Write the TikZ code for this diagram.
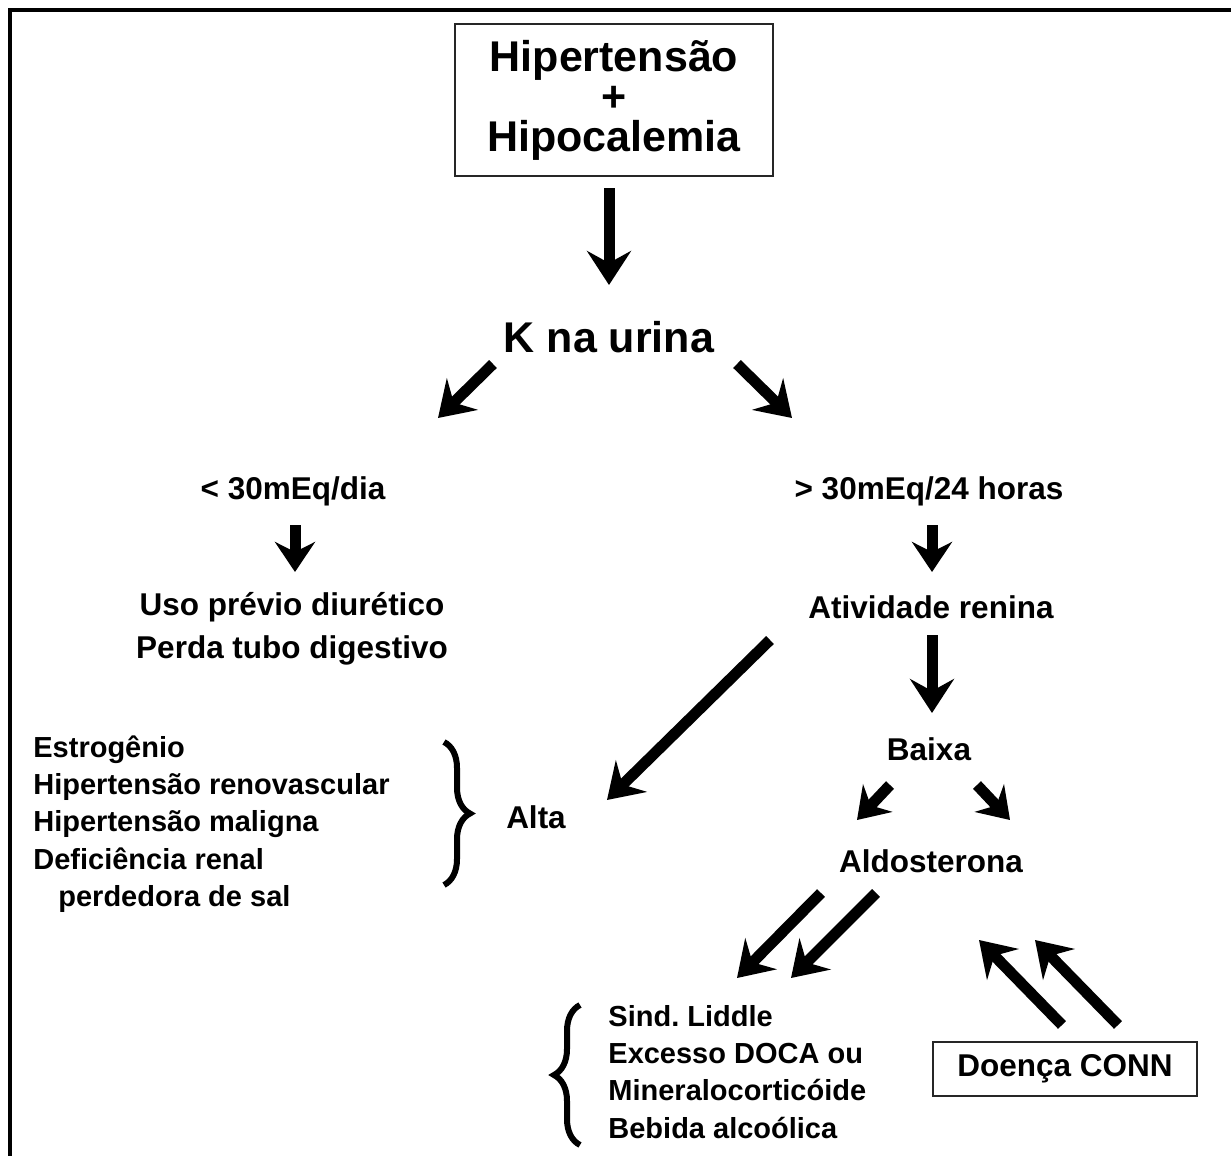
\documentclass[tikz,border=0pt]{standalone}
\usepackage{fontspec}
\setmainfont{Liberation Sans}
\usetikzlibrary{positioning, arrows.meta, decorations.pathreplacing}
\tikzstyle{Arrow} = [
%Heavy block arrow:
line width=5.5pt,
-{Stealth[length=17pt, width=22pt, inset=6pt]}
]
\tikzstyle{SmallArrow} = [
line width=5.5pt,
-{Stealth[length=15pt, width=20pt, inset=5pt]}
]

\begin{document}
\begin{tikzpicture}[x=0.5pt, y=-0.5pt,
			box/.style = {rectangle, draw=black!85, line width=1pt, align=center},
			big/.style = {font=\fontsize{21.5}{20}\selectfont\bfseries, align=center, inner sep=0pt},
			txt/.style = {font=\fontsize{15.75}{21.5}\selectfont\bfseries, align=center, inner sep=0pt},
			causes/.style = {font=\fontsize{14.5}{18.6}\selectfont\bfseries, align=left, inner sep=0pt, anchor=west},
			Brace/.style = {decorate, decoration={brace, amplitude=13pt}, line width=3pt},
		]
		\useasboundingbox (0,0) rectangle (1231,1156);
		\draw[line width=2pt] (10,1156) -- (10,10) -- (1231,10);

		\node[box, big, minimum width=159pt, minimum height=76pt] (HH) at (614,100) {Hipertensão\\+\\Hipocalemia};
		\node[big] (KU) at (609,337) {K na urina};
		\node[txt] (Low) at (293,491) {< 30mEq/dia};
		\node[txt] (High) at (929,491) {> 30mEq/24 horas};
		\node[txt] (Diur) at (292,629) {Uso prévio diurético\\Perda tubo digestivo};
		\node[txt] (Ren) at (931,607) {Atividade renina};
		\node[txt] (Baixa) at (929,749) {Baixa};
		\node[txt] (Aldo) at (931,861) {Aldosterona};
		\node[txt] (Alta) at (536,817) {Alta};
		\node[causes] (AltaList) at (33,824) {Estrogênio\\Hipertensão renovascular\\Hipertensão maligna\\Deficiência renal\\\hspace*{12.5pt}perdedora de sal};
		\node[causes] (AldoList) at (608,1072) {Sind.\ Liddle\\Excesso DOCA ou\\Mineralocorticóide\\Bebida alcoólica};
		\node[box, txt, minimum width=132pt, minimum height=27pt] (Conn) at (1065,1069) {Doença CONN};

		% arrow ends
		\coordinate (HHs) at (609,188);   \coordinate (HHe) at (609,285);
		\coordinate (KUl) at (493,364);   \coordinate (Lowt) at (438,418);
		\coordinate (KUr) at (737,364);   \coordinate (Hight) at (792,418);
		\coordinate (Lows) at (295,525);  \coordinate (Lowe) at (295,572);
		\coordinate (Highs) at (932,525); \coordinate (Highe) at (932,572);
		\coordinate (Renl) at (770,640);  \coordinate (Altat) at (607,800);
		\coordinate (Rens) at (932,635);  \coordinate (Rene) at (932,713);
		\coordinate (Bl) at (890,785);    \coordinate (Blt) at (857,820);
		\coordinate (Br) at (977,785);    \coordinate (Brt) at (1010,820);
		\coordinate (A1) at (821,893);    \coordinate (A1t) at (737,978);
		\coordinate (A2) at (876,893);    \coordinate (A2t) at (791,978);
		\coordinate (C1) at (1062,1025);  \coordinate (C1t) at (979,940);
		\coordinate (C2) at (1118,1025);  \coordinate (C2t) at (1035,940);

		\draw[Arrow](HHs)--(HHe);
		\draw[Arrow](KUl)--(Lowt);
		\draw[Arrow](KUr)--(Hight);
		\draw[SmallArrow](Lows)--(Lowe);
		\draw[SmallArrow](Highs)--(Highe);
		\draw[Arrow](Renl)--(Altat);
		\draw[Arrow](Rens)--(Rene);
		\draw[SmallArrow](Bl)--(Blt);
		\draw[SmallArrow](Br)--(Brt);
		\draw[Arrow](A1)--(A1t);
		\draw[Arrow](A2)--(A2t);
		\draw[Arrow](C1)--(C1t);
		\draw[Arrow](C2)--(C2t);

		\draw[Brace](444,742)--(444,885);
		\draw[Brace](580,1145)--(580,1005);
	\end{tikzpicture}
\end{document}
+ + + + +
What to do: Exclude every picture and copy the remaining data exactly.

Result for this exercise:
Write the TikZ code for this diagram.
\documentclass[tikz,border=0pt]{standalone}
\usepackage{fontspec}
\setmainfont{Liberation Sans}
\usetikzlibrary{positioning, arrows.meta, decorations.pathreplacing}
\tikzstyle{Arrow} = [
%Heavy block arrow:
line width=5.5pt,
-{Stealth[length=17pt, width=22pt, inset=6pt]}
]
\tikzstyle{SmallArrow} = [
line width=5.5pt,
-{Stealth[length=15pt, width=20pt, inset=5pt]}
]

\begin{document}
\begin{tikzpicture}[x=0.5pt, y=-0.5pt,
			box/.style = {rectangle, draw=black!85, line width=1pt, align=center},
			big/.style = {font=\fontsize{21.5}{20}\selectfont\bfseries, align=center, inner sep=0pt},
			txt/.style = {font=\fontsize{15.75}{21.5}\selectfont\bfseries, align=center, inner sep=0pt},
			causes/.style = {font=\fontsize{14.5}{18.6}\selectfont\bfseries, align=left, inner sep=0pt, anchor=west},
			Brace/.style = {decorate, decoration={brace, amplitude=13pt}, line width=3pt},
		]
		\useasboundingbox (0,0) rectangle (1231,1156);
		\draw[line width=2pt] (10,1156) -- (10,10) -- (1231,10);

		\node[box, big, minimum width=159pt, minimum height=76pt] (HH) at (614,100) {Hipertensão\\+\\Hipocalemia};
		\node[big] (KU) at (609,337) {K na urina};
		\node[txt] (Low) at (293,491) {< 30mEq/dia};
		\node[txt] (High) at (929,491) {> 30mEq/24 horas};
		\node[txt] (Diur) at (292,629) {Uso prévio diurético\\Perda tubo digestivo};
		\node[txt] (Ren) at (931,607) {Atividade renina};
		\node[txt] (Baixa) at (929,749) {Baixa};
		\node[txt] (Aldo) at (931,861) {Aldosterona};
		\node[txt] (Alta) at (536,817) {Alta};
		\node[causes] (AltaList) at (33,824) {Estrogênio\\Hipertensão renovascular\\Hipertensão maligna\\Deficiência renal\\\hspace*{12.5pt}perdedora de sal};
		\node[causes] (AldoList) at (608,1072) {Sind.\ Liddle\\Excesso DOCA ou\\Mineralocorticóide\\Bebida alcoólica};
		\node[box, txt, minimum width=132pt, minimum height=27pt] (Conn) at (1065,1069) {Doença CONN};

		% arrow ends
		\coordinate (HHs) at (609,188);   \coordinate (HHe) at (609,285);
		\coordinate (KUl) at (493,364);   \coordinate (Lowt) at (438,418);
		\coordinate (KUr) at (737,364);   \coordinate (Hight) at (792,418);
		\coordinate (Lows) at (295,525);  \coordinate (Lowe) at (295,572);
		\coordinate (Highs) at (932,525); \coordinate (Highe) at (932,572);
		\coordinate (Renl) at (770,640);  \coordinate (Altat) at (607,800);
		\coordinate (Rens) at (932,635);  \coordinate (Rene) at (932,713);
		\coordinate (Bl) at (890,785);    \coordinate (Blt) at (857,820);
		\coordinate (Br) at (977,785);    \coordinate (Brt) at (1010,820);
		\coordinate (A1) at (821,893);    \coordinate (A1t) at (737,978);
		\coordinate (A2) at (876,893);    \coordinate (A2t) at (791,978);
		\coordinate (C1) at (1062,1025);  \coordinate (C1t) at (979,940);
		\coordinate (C2) at (1118,1025);  \coordinate (C2t) at (1035,940);

		\draw[Arrow](HHs)--(HHe);
		\draw[Arrow](KUl)--(Lowt);
		\draw[Arrow](KUr)--(Hight);
		\draw[SmallArrow](Lows)--(Lowe);
		\draw[SmallArrow](Highs)--(Highe);
		\draw[Arrow](Renl)--(Altat);
		\draw[Arrow](Rens)--(Rene);
		\draw[SmallArrow](Bl)--(Blt);
		\draw[SmallArrow](Br)--(Brt);
		\draw[Arrow](A1)--(A1t);
		\draw[Arrow](A2)--(A2t);
		\draw[Arrow](C1)--(C1t);
		\draw[Arrow](C2)--(C2t);

		\draw[Brace](444,742)--(444,885);
		\draw[Brace](580,1145)--(580,1005);
	\end{tikzpicture}
\end{document}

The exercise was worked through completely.